*Written task:* Copy the lines of the data below exactly, starting at the first and stopping after the line that contains "const cYMax = 0.7, cYStep = 0.1;"; include no pictures.

*Data provided:*

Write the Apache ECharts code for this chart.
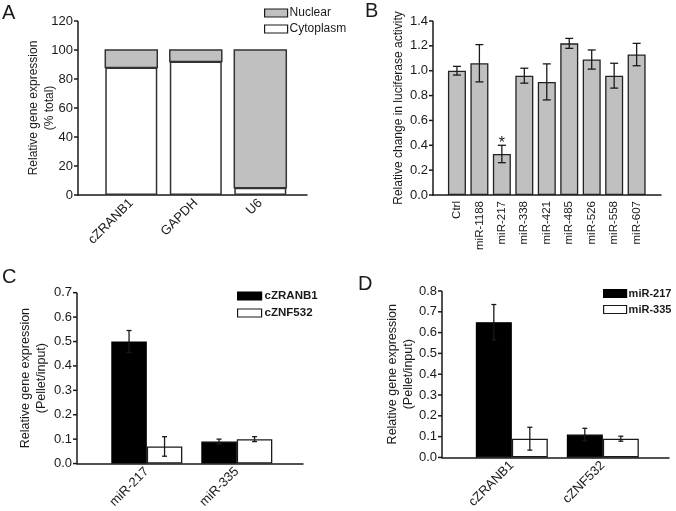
<!DOCTYPE html>
<html><head><meta charset="utf-8">
<script src="https://cdn.jsdelivr.net/npm/echarts@6/dist/echarts.min.js"></script>
<style>html,body{margin:0;padding:0;background:#fff}#c{width:676px;height:511px}</style>
</head><body><div id="c"></div>
<script>
// ---------- Panel A ----------
const aCategories = ['cZRANB1', 'GAPDH', 'U6'];
const aCytoplasm = [88, 92, 5];
const aNuclear = [12, 8, 95];
const aYMax = 120, aYStep = 20;

// ---------- Panel B ----------
const bCategories = ['Ctrl', 'miR-1188', 'miR-217', 'miR-338', 'miR-421', 'miR-485', 'miR-526', 'miR-558', 'miR-607'];
const bMeans  = [1.00, 1.06, 0.33, 0.96, 0.91, 1.22, 1.09, 0.96, 1.13];
const bErrors = [0.035, 0.15, 0.07, 0.06, 0.145, 0.04, 0.077, 0.10, 0.09];
const bMarks  = ['', '', '*', '', '', '', '', '', ''];
const bYMax = 1.4, bYStep = 0.2;

// ---------- Panel C ----------
const cCategories = ['miR-217', 'miR-335'];
const cZRANB1 = [0.50, 0.09];
const cZRANB1Err = [0.045, 0.01];
const cZNF532 = [0.07, 0.10];
const cZNF532Err = [0.04, 0.01];
const cYMax = 0.7, cYStep = 0.1;

// ---------- Panel D ----------
const dCategories = ['cZRANB1', 'cZNF532'];
const dMiR217 = [0.65, 0.11];
const dMiR217Err = [0.085, 0.03];
const dMiR335 = [0.09, 0.09];
const dMiR335Err = [0.055, 0.012];
const dYMax = 0.8, dYStep = 0.1;

const FONT = "'Liberation Sans', Arial, Helvetica, sans-serif";
const INK = '#1a1a1a';
const GRAY = '#c0c0c0';

// Layout: x axis spans [PAD, span + PAD] in category-step units; first category sits at `lead`.
const PAD = -0.02;
const LAYOUT = {
  A: { lead: 0.806, span: 3.550 },
  B: { lead: 1.046, span: 10.151 },
  C: { lead: 0.7556, span: 2.5111 },
  D: { lead: 0.7473, span: 2.4945 }
};
const pos = (cats, L) => cats.map((_, i) => i + L.lead);
const pairs = (vals, L) => vals.map((v, i) => [i + L.lead, v]);
const errData = (means, errs, L) => means.map((m, i) => [i + L.lead, m, errs[i]]);
const tickValues = (max, step) => Array.from({ length: Math.round(max / step) + 1 }, (_, k) => +(k * step).toFixed(4));

function errRender(offset, cap, marks) {
  return function (params, api) {
    const x0 = api.value(0), m = api.value(1), e = api.value(2);
    const hi = api.coord([x0, m + e]);
    const lo = api.coord([x0, m - e]);
    const x = hi[0] + offset;
    const st = { stroke: INK, lineWidth: 1.3 };
    const ch = [
      { type: 'line', shape: { x1: x, y1: hi[1], x2: x, y2: lo[1] }, style: st },
      { type: 'line', shape: { x1: x - cap, y1: hi[1], x2: x + cap, y2: hi[1] }, style: st },
      { type: 'line', shape: { x1: x - cap, y1: lo[1], x2: x + cap, y2: lo[1] }, style: st }
    ];
    if (marks && marks[params.dataIndex]) {
      ch.push({ type: 'text', style: { text: marks[params.dataIndex], x: x, y: hi[1] + 6, align: 'center', verticalAlign: 'bottom', font: '16px ' + FONT, fill: INK } });
    }
    return { type: 'group', children: ch };
  };
}
// stacked segment: [x, base, value]
function stackRender(width, style) {
  return function (params, api) {
    const x0 = api.value(0), base = api.value(1), v = api.value(2);
    const p0 = api.coord([x0, base]);
    const p1 = api.coord([x0, base + v]);
    return { type: 'rect', shape: { x: p0[0] - width / 2, y: p1[1], width: width, height: p0[1] - p1[1] }, style: style };
  };
}

function valueY(gridIndex, max, step, name, nameGap, nameSize, fmt) {
  return {
    type: 'value', gridIndex, min: 0, max, interval: step,
    name, nameLocation: 'middle', nameRotate: 90, nameGap, nameMoveOverlap: false,
    nameTextStyle: { fontFamily: FONT, fontSize: nameSize, color: INK, lineHeight: nameSize + 4 },
    axisLine: { show: false, onZero: false },
    axisTick: { show: false },
    axisLabel: { fontFamily: FONT, fontSize: 13, color: INK, margin: 5, formatter: fmt },
    splitLine: { show: false }
  };
}
// value-type x axis with category names at their positions
function catX(gridIndex, cats, L, rotate, size) {
  const p = pos(cats, L);
  return {
    type: 'value', gridIndex, min: PAD, max: L.span + PAD,
    axisLine: { show: true, onZero: false, lineStyle: { color: INK, width: 1.5 } },
    axisTick: { show: false },
    splitLine: { show: false },
    axisLabel: {
      customValues: p, rotate, fontFamily: FONT, fontSize: size, color: INK, margin: 6,
      showMinLabel: true, showMaxLabel: true, hideOverlap: false,
      formatter: v => { const k = Math.round(v - L.lead); return cats[k] !== undefined ? cats[k] : ''; }
    }
  };
}

const grids = [
  { left: 78, top: 21, width: 229, height: 174 },        // A
  { left: 433, top: 21, width: 228, height: 174 },       // B
  { left: 77, top: 292.7, width: 226, height: 173.3 },   // C
  { left: 442, top: 291, width: 227, height: 174.7 }     // D
];

const letterStyle = { fontFamily: FONT, fontSize: 20, fontWeight: 'normal', color: INK };
const legendBase = { orient: 'vertical', padding: 0, itemWidth: 23, itemHeight: 8, selectedMode: false };

const option = {
  animation: false,
  backgroundColor: '#fff',
  textStyle: { fontFamily: FONT },
  title: [
    { text: 'A', left: 2, top: 3, padding: 0, textStyle: letterStyle },
    { text: 'B', left: 365, top: 1, padding: 0, textStyle: letterStyle },
    { text: 'C', left: 2, top: 267, padding: 0, textStyle: letterStyle },
    { text: 'D', left: 358, top: 274, padding: 0, textStyle: letterStyle }
  ],
  legend: [
    Object.assign({}, legendBase, { left: 264, top: 7, itemGap: 4,
      textStyle: { fontFamily: FONT, fontSize: 12, color: INK, padding: [0, 0, 0, -3] },
      data: [
        { name: 'Nuclear', icon: 'rect', itemStyle: { color: GRAY, borderColor: INK, borderWidth: 1.2 } },
        { name: 'Cytoplasm', icon: 'rect', itemStyle: { color: '#fff', borderColor: INK, borderWidth: 1.2 } }
      ] }),
    Object.assign({}, legendBase, { left: 237, top: 290, itemWidth: 24, itemGap: 5,
      textStyle: { fontFamily: FONT, fontSize: 11.5, fontWeight: 'bold', color: INK, padding: [0, 0, 0, -2] },
      data: [
        { name: 'cZRANB1', icon: 'rect', itemStyle: { color: '#000', borderColor: '#000', borderWidth: 1.2 } },
        { name: 'cZNF532', icon: 'rect', itemStyle: { color: '#fff', borderColor: INK, borderWidth: 1.2 } }
      ] }),
    Object.assign({}, legendBase, { left: 603, top: 288, itemGap: 5,
      textStyle: { fontFamily: FONT, fontSize: 11, fontWeight: 'bold', color: INK, padding: [0, 0, 0, -3] },
      data: [
        { name: 'miR-217', icon: 'rect', itemStyle: { color: '#000', borderColor: '#000', borderWidth: 1.2 } },
        { name: 'miR-335', icon: 'rect', itemStyle: { color: '#fff', borderColor: INK, borderWidth: 1.2 } }
      ] })
  ],
  grid: grids,
  xAxis: [
    catX(0, aCategories, LAYOUT.A, 45, 13),
    catX(1, bCategories, LAYOUT.B, 90, 11.5),
    catX(2, cCategories, LAYOUT.C, 45, 13),
    catX(3, dCategories, LAYOUT.D, 45, 13)
  ],
  yAxis: [
    valueY(0, aYMax, aYStep, 'Relative gene expression\n(% total)', 20, 12),
    valueY(1, bYMax, bYStep, 'Relative change in luciferase activity', 26, 12, v => v.toFixed(1)),
    valueY(2, cYMax, cYStep, 'Relative gene expression\n(Pellet/input)', 27, 12.5, v => v.toFixed(1)),
    valueY(3, dYMax, dYStep, 'Relative gene expression\n(Pellet/input)', 25, 12.5, v => v.toFixed(1))
  ],
  series: [
    // A
    { name: 'Cytoplasm', type: 'bar', xAxisIndex: 0, yAxisIndex: 0, barWidth: 52, data: pairs(aCytoplasm, LAYOUT.A),
      itemStyle: { color: '#fff', borderColor: '#333', borderWidth: 1.5 } },
    { name: 'Nuclear', type: 'custom', xAxisIndex: 0, yAxisIndex: 0,
      data: aCytoplasm.map((c, i) => [i + LAYOUT.A.lead, c, aNuclear[i]]), encode: { x: 0, y: [1, 2] },
      renderItem: stackRender(52, { fill: GRAY, stroke: '#333', lineWidth: 1.5 }) },
    // B
    { name: 'luciferase', type: 'bar', xAxisIndex: 1, yAxisIndex: 1, barWidth: 18, data: pairs(bMeans, LAYOUT.B),
      itemStyle: { color: GRAY, borderColor: '#222', borderWidth: 1.3 } },
    { type: 'custom', xAxisIndex: 1, yAxisIndex: 1, data: errData(bMeans, bErrors, LAYOUT.B), z: 5,
      encode: { x: 0, y: 1 }, renderItem: errRender(0, 4, bMarks) },
    // C
    { name: 'cZRANB1', type: 'bar', xAxisIndex: 2, yAxisIndex: 2, barWidth: 35.5, barGap: '0%', data: pairs(cZRANB1, LAYOUT.C),
      itemStyle: { color: '#000', borderColor: '#000', borderWidth: 1.2 } },
    { name: 'cZNF532', type: 'bar', xAxisIndex: 2, yAxisIndex: 2, barWidth: 35.5, barGap: '0%', data: pairs(cZNF532, LAYOUT.C),
      itemStyle: { color: '#fff', borderColor: INK, borderWidth: 1.3 } },
    { type: 'custom', xAxisIndex: 2, yAxisIndex: 2, data: errData(cZRANB1, cZRANB1Err, LAYOUT.C), z: 5,
      encode: { x: 0, y: 1 }, renderItem: errRender(-17.75, 2.5) },
    { type: 'custom', xAxisIndex: 2, yAxisIndex: 2, data: errData(cZNF532, cZNF532Err, LAYOUT.C), z: 5,
      encode: { x: 0, y: 1 }, renderItem: errRender(17.75, 2.5) },
    // D
    { name: 'miR-217', type: 'bar', xAxisIndex: 3, yAxisIndex: 3, barWidth: 36, barGap: '0%', data: pairs(dMiR217, LAYOUT.D),
      itemStyle: { color: '#000', borderColor: '#000', borderWidth: 1.2 } },
    { name: 'miR-335', type: 'bar', xAxisIndex: 3, yAxisIndex: 3, barWidth: 36, barGap: '0%', data: pairs(dMiR335, LAYOUT.D),
      itemStyle: { color: '#fff', borderColor: INK, borderWidth: 1.3 } },
    { type: 'custom', xAxisIndex: 3, yAxisIndex: 3, data: errData(dMiR217, dMiR217Err, LAYOUT.D), z: 5,
      encode: { x: 0, y: 1 }, renderItem: errRender(-18, 2.5) },
    { type: 'custom', xAxisIndex: 3, yAxisIndex: 3, data: errData(dMiR335, dMiR335Err, LAYOUT.D), z: 5,
      encode: { x: 0, y: 1 }, renderItem: errRender(18, 2.5) }
  ]
};

const chart = echarts.init(document.getElementById('c'), null, { renderer: 'canvas' });
chart.setOption(option);

// Y axis lines and ticks, placed through each grid's own scales.
const yAxesSpec = [[0, aYMax, aYStep], [1, bYMax, bYStep], [2, cYMax, cYStep], [3, dYMax, dYStep]];
const axisGraphics = [];
const lineStyle = { stroke: INK, lineWidth: 1.5 };
yAxesSpec.forEach(([g, max, step]) => {
  const finder = { xAxisIndex: g, yAxisIndex: g };
  const b = chart.convertToPixel(finder, [PAD, 0]);
  const t = chart.convertToPixel(finder, [PAD, max]);
  if (!b || !t) return;
  axisGraphics.push({ type: 'line', z: 100, silent: true,
    shape: { x1: b[0], y1: b[1] + 0.75, x2: t[0], y2: t[1] }, style: lineStyle });
  tickValues(max, step).forEach(v => {
    const p = chart.convertToPixel(finder, [PAD, v]);
    axisGraphics.push({ type: 'line', z: 100, silent: true,
      shape: { x1: p[0] - 4, y1: p[1], x2: p[0], y2: p[1] }, style: lineStyle });
  });
});
chart.setOption({ graphic: { elements: axisGraphics } });
</script>
</body></html>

*Solution below:*
Write the Apache ECharts code for this chart.
<!DOCTYPE html>
<html><head><meta charset="utf-8">
<script src="https://cdn.jsdelivr.net/npm/echarts@6/dist/echarts.min.js"></script>
<style>html,body{margin:0;padding:0;background:#fff}#c{width:676px;height:511px}</style>
</head><body><div id="c"></div>
<script>
// ---------- Panel A ----------
const aCategories = ['cZRANB1', 'GAPDH', 'U6'];
const aCytoplasm = [88, 92, 5];
const aNuclear = [12, 8, 95];
const aYMax = 120, aYStep = 20;

// ---------- Panel B ----------
const bCategories = ['Ctrl', 'miR-1188', 'miR-217', 'miR-338', 'miR-421', 'miR-485', 'miR-526', 'miR-558', 'miR-607'];
const bMeans  = [1.00, 1.06, 0.33, 0.96, 0.91, 1.22, 1.09, 0.96, 1.13];
const bErrors = [0.035, 0.15, 0.07, 0.06, 0.145, 0.04, 0.077, 0.10, 0.09];
const bMarks  = ['', '', '*', '', '', '', '', '', ''];
const bYMax = 1.4, bYStep = 0.2;

// ---------- Panel C ----------
const cCategories = ['miR-217', 'miR-335'];
const cZRANB1 = [0.50, 0.09];
const cZRANB1Err = [0.045, 0.01];
const cZNF532 = [0.07, 0.10];
const cZNF532Err = [0.04, 0.01];
const cYMax = 0.7, cYStep = 0.1;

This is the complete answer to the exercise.